Je voudrais leur dire que l’Union européenne a un rôle historique à jouer dans la résolution du conflit israélo-palestinien. Historiquement l’Europe porte des valeurs d’humanité, d’égalité et de respect du droit des peuples à l’autodétermination. Elle ne peut donc tolérer d’avoir à ses frontières, un peuple qui vit sous l’occupation d’un autre peuple. L’accès, pour le peuple palestinien, à un état indépendant et dont les frontières sont reconnues par la communauté internationale est une nécessité pour la paix au Proche-Orient.
Les humiliations que vivent les Palestiniens alimentent les rancœurs dans l’ensemble du monde arabe et déstabilisent profondément cette partie du monde. L’Europe peut et doit être un moteur de la paix en raison des valeurs qu’elle entend incarner.

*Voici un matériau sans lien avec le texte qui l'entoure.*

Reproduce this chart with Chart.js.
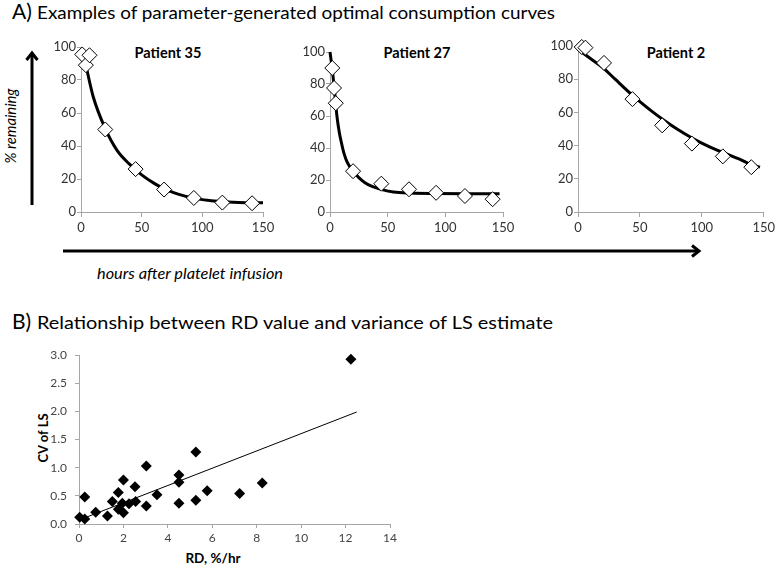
<!DOCTYPE html>
<html>
<head>
<meta charset="utf-8">
<script src="https://cdn.jsdelivr.net/npm/chart.js@4.4.1/dist/chart.umd.min.js"></script>
<style>
  html, body { margin: 0; padding: 0; background: #fff; }
  #fig { position: relative; width: 778px; height: 567px; overflow: hidden; }
  #fig svg { position: absolute; left: 0; top: 0; }
  #fig canvas { position: absolute; }
  text { font-family: Lato, 'Open Sans', sans-serif; fill: #000; }
</style>
</head>
<body>
<div id="fig">
  <svg width="778" height="567">
    <!-- panel titles -->
    <text x="12" y="19" font-size="21">A)</text>
    <text x="37" y="19" font-size="18" textLength="518" lengthAdjust="spacingAndGlyphs">Examples of parameter-generated optimal consumption curves</text>
    <text x="12" y="329" font-size="21">B)</text>
    <text x="37" y="329" font-size="18" textLength="516" lengthAdjust="spacingAndGlyphs">Relationship between RD value and variance of LS estimate</text>

    <!-- shared axis arrows of panel A -->
    <line x1="32" y1="205" x2="32" y2="54" stroke="#000" stroke-width="3"/>
    <polyline points="26.5,60 32,53 37.5,60" fill="none" stroke="#000" stroke-width="3"/>
    <line x1="63" y1="251" x2="698" y2="251" stroke="#000" stroke-width="3"/>
    <polyline points="692,245.5 699,251 692,256.5" fill="none" stroke="#000" stroke-width="3"/>
    <text transform="translate(16,126) rotate(-90)" font-size="16" font-style="italic" text-anchor="middle" textLength="75" lengthAdjust="spacingAndGlyphs">% remaining</text>
    <text x="97" y="279" font-size="16" font-style="italic" textLength="186" lengthAdjust="spacingAndGlyphs">hours after platelet infusion</text>

    <!-- patient labels -->
    <text x="168" y="58" font-size="14.5" font-weight="bold" text-anchor="middle">Patient 35</text>
    <text x="417" y="58" font-size="14.5" font-weight="bold" text-anchor="middle">Patient 27</text>
    <text x="676" y="58" font-size="14.5" font-weight="bold" text-anchor="middle">Patient 2</text>

    <!-- panel B axis titles -->
    <text transform="translate(48,438) rotate(-90)" font-size="13" font-weight="bold" text-anchor="middle">CV of LS</text>
    <text x="213" y="563" font-size="13.5" font-weight="bold" text-anchor="middle">RD, %/hr</text>
  </svg>
  <canvas id="p35" width="244" height="210" style="left:36px;top:37px"></canvas>
  <canvas id="p27" width="230" height="210" style="left:290px;top:37px"></canvas>
  <canvas id="p2" width="240" height="211" style="left:538px;top:36px"></canvas>
  <canvas id="rd" width="380" height="227" style="left:30px;top:340px"></canvas>
</div>

<script>
// Patient 35 — measured points and fitted curve (hours, % remaining)
const hoursP35 = [1, 4, 7, 20, 45, 68.5, 93, 116.5, 141];
const remainP35 = [95.5, 89, 95, 50, 26, 13.6, 8.5, 5.7, 5.3];
const fitHoursP35 = [4, 10, 20, 30, 40, 50, 60, 70, 80, 90, 100, 115, 130, 150];
const fitRemainP35 = [89, 70, 50.5, 37, 29, 22.5, 17.5, 13.5, 10.8, 8.8, 7.5, 6.3, 5.8, 5.6];

// Patient 27
const hoursP27 = [2, 3.5, 5, 20, 44.5, 68.5, 92, 117, 141];
const remainP27 = [90, 77.5, 68, 25.5, 17.7, 14.2, 12, 10, 8];
const fitHoursP27 = [0, 2, 4, 6, 8, 10, 12, 15, 20, 25, 30, 37, 45, 55, 70, 90, 120, 147];
const fitRemainP27 = [100, 89, 75, 60, 50, 43, 37, 31, 25.5, 21.5, 18.5, 15.8, 14, 12.5, 11.8, 11.5, 11.4, 11.4];

// Patient 2
const hoursP2 = [3, 6, 21, 44, 68, 92, 117, 140];
const remainP2 = [99.4, 99, 89.8, 68, 52.2, 41.2, 33.5, 27];
const fitHoursP2 = [0, 10, 20, 30, 40, 50, 60, 70, 80, 90, 100, 110, 120, 130, 140, 147];
const fitRemainP2 = [98, 92.5, 87, 80, 73, 66.5, 60.5, 55, 50, 45.5, 41.5, 38, 35, 32, 28.5, 27];

const hourTicks = [0, 50, 100, 150];
const remainTicks = [0, 20, 40, 60, 80, 100];

// Panel B — RD (%/hr) vs CV of LS
const rdValues = [0.03, 0.26, 0.26, 0.75, 1.28, 1.5, 1.77, 1.77, 1.95, 2.0, 2.0, 2.25, 2.52, 2.55,
  3.03, 3.03, 3.51, 4.5, 4.5, 4.5, 5.26, 5.26, 5.77, 7.23, 8.25, 12.24];
const cvValues = [0.12, 0.09, 0.48, 0.21, 0.14, 0.40, 0.56, 0.26, 0.37, 0.78, 0.20, 0.36, 0.66, 0.40,
  1.03, 0.32, 0.52, 0.87, 0.74, 0.37, 1.28, 0.42, 0.59, 0.54, 0.73, 2.93];
const trendRd = [0, 12.5];
const trendCv = [0.07, 1.99];

const rdTicks = [0, 2, 4, 6, 8, 10, 12, 14];
const cvTicks = [0, 0.5, 1.0, 1.5, 2.0, 2.5, 3.0];

Chart.defaults.font.family = "Lato, 'Open Sans', sans-serif";
Chart.defaults.animation = false;
Chart.defaults.devicePixelRatio = 1;

const axisGray = '#a6a6a6';

function pairs(xs, ys) {
  return xs.map((x, i) => ({ x, y: ys[i] }));
}

function fixedTicks(values) {
  return (scale) => { scale.ticks = values.map((v) => ({ value: v })); };
}

function curveChart(id, pts, fit, yAxisW, pad) {
  new Chart(document.getElementById(id), {
    type: 'scatter',
    data: {
      datasets: [
        {
          data: pts,
          pointStyle: 'rectRot',
          pointRadius: 7.5,
          backgroundColor: '#fff',
          borderColor: '#000',
          borderWidth: 1,
          clip: false,
        },
        {
          data: fit,
          showLine: true,
          pointRadius: 0,
          borderColor: '#000',
          borderWidth: 3,
          cubicInterpolationMode: 'monotone',
          clip: false,
        },
      ],
    },
    options: {
      responsive: false,
      layout: { padding: pad },
      plugins: { legend: { display: false }, tooltip: { enabled: false } },
      scales: {
        x: {
          type: 'linear', min: 0, max: 150,
          afterBuildTicks: fixedTicks(hourTicks),
          afterFit: (s) => { s.height = 35; },
          grid: { drawOnChartArea: false, tickLength: 5, color: axisGray },
          border: { color: axisGray },
          ticks: { color: '#333', font: { size: 13 }, padding: 3, maxRotation: 0 },
        },
        y: {
          min: 0, max: 100,
          afterBuildTicks: fixedTicks(remainTicks),
          afterFit: (s) => { s.width = yAxisW; },
          grid: { drawOnChartArea: false, tickLength: 4, color: axisGray },
          border: { color: axisGray },
          ticks: { color: '#333', font: { size: 13 }, padding: 1 },
        },
      },
    },
  });
}

curveChart('p35', pairs(hoursP35, remainP35), pairs(fitHoursP35, fitRemainP35), 45,
  { top: 10, right: 17, left: 0, bottom: 0 });
curveChart('p27', pairs(hoursP27, remainP27), pairs(fitHoursP27, fitRemainP27), 40,
  { top: 15, right: 17, left: 0, bottom: 0 });
curveChart('p2', pairs(hoursP2, remainP2), pairs(fitHoursP2, fitRemainP2), 40,
  { top: 10, right: 10, left: 0, bottom: 0 });

new Chart(document.getElementById('rd'), {
  type: 'scatter',
  data: {
    datasets: [
      {
        data: pairs(rdValues, cvValues),
        pointStyle: 'rectRot',
        pointRadius: 5.5,
        backgroundColor: '#000',
        borderColor: '#000',
        borderWidth: 0,
        clip: false,
      },
      {
        data: pairs(trendRd, trendCv),
        showLine: true,
        pointRadius: 0,
        borderColor: '#000',
        borderWidth: 1,
      },
    ],
  },
  options: {
    responsive: false,
    layout: { padding: { top: 12, right: 20, left: 0, bottom: 0 } },
    plugins: { legend: { display: false }, tooltip: { enabled: false } },
    scales: {
      x: {
        type: 'linear', min: 0, max: 14,
        afterBuildTicks: fixedTicks(rdTicks),
        afterFit: (s) => { s.height = 43; },
        grid: { drawOnChartArea: false, tickLength: 4, color: axisGray },
        border: { color: axisGray },
        ticks: { color: '#444', font: { size: 12 }, padding: 3, maxRotation: 0 },
      },
      y: {
        min: 0, max: 3,
        afterBuildTicks: fixedTicks(cvTicks),
        afterFit: (s) => { s.width = 49; },
        grid: { drawOnChartArea: false, tickLength: 4, color: axisGray },
        border: { color: axisGray },
        ticks: { color: '#444', font: { size: 12 }, padding: 8, callback: (v) => v.toFixed(1) },
      },
    },
  },
});
</script>
</body>
</html>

Propos recueillis par Aissa Ghalmi et Mehdi Mahammedi-Bouzina
Une idée, farfelue à la première et aussi à la deuxième lecture, mais peut-être sensée à la troisième: et si la Palestine rejoignait l’EU?
Amitiés
Marc
L’ analyse de Salman El Herfi est excellente bien qu’ un peu trop diplomatique
eu égard à la position » arabophile » de l’ hexagone !!
Il faut absolument que le droit et les résolutions internationales soient appliquées partout dans le monde sans exception. Il faut éviter que le non respect des règles par certains États ne serve aux intégristes de tout bord et en particulier de Daech. Œuvrons pour la Paix
J’approuve la pensée de Salman El Herfi. Les Israéliens font subir au peuple palestinien ce qu’on leur a fait subir avant. La haine ne mène nulle part.
Plutôt d’accord. Voilà des années que j’essaie de convaincre que le conflit israelo-palestinien est la source de beaucoup de nos maux. Et comment ne pas souffrir avec ce peuple lorsque l’on voit le dénuement dans lequel les habitants sont, les tragédies vécues ar les familles !
Daniel Shek, un ancien ambassadeur d’Israël en France, a participé récemment à une réunion publique à laquelle j’ai assisté. Shek s’est exprimé sur l’occupation des territoires d’une manière originale. Il présente comme suit l’attente de sécurité à laquelle la population israélienne est attachée, à juste titre, et que je comprends très bien. Shek distingue:
-la microsécurité, qui est la possibilité de prendre un autobus sans craindre la présence dans celui-ci d’un terroriste kamikaze
-la macrosécurité, qui assure l’existence de l’état d’Israël à l’échelle de plusieurs générations.
Combien d’israéliens font ils cette distinction ? Mais la colonisation des territoires de cisjordanie ne contribue pas de manière évidente à la microsécurité alors qu’elle constitue certainement un obstacle à la macrosécurité.